If you’re studying fungal taxonomy as a microscopist, it’s often enough in the beginning to simply place a spore-containing slide under your microscope—for those amateurs who have seen little more than common objects from the back yard, examining exotic mushroom spores can be plenty exciting!

But as you learn more and more about this area of study, you’ll quickly realize that the more you know about fungi in general, the more rich your experience in the lab will be. An area of mycology that you may find fascinating has to do with substrates, or, the medium in which fungi can grow.

Let’s find out more:

What is a Mushroom Substrate?

what is a mushroom substrate

A mushroom substrate is simply the material in which a fungi grows.

This, of course, can vary wildly from one environment to another—and some substrates are “better” than others, at least from the perspective of the fungi!

Since fungi are such versatile organisms, they can grow under many different conditions, including those which are less than ideal. However, generally speaking, mushrooms prefer substrates which are nutrient-dense, contain a good deal of moisture, and are relatively free of contaminants such as bacteria or other fungi.

The substrate material doesn’t necessarily have to be soil, although it often is. Fungi can grow in denser materials such as wood chips, grain, or sawdust, though these materials are rarely found naturally. While not directly part of the substrate itself, fungi also tend to prefer shadier areas.

How Do Natural Substrates Differ From Mushroom Farm Substrates?

What’s a mushroom substrate bag?

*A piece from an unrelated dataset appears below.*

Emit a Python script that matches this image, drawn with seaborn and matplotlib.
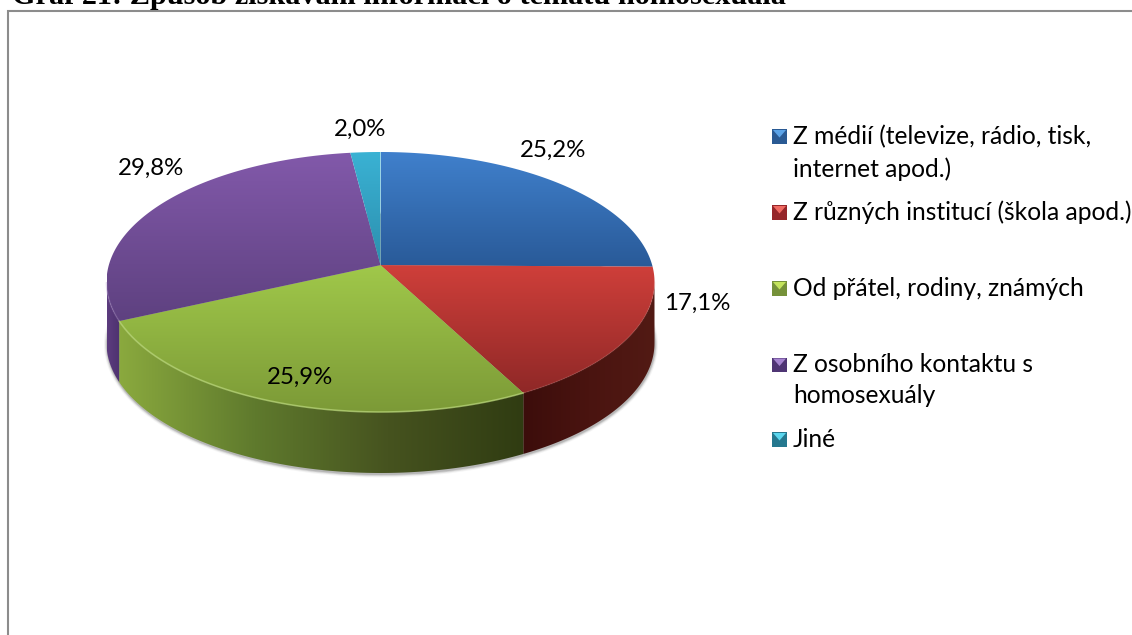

Oftentimes mushroom farmers who grow culinary mushrooms, or even home gardeners who plant ornamental mushrooms, will use specialized substrates, which are sometimes prepared in bags.

The primary difference between a natural substrate found in the wild and one used by a culinary mushroom farmer is that the artificial substrate can be prepared with an aim to give the fungi ideal or close-to-ideal conditions. For example, substrates can be sterilized prior to colonization to prevent contamination, and ideal levels of nutrients can be provided in a substrate bag.

The Benefit of Understanding Substrates From a Microscopy Perspective

Quality Spores does not sell mushroom substrate. We do, however, sell a wide variety of authentic exotic mushroom spore syringes for microscopy and research purposes. Our spores are popular among amateur microscopists who enjoy fungal taxonomy or studying the earliest stage of mycological development.

As a microscopist studying this area, it can be beneficial to understand the different substrates that fungi grows in, as the characteristics these organisms manifest later in their lifecycles can be observed even in the spore state. Differing spore strains may show characteristics indicative of the environment they’d naturally be found in.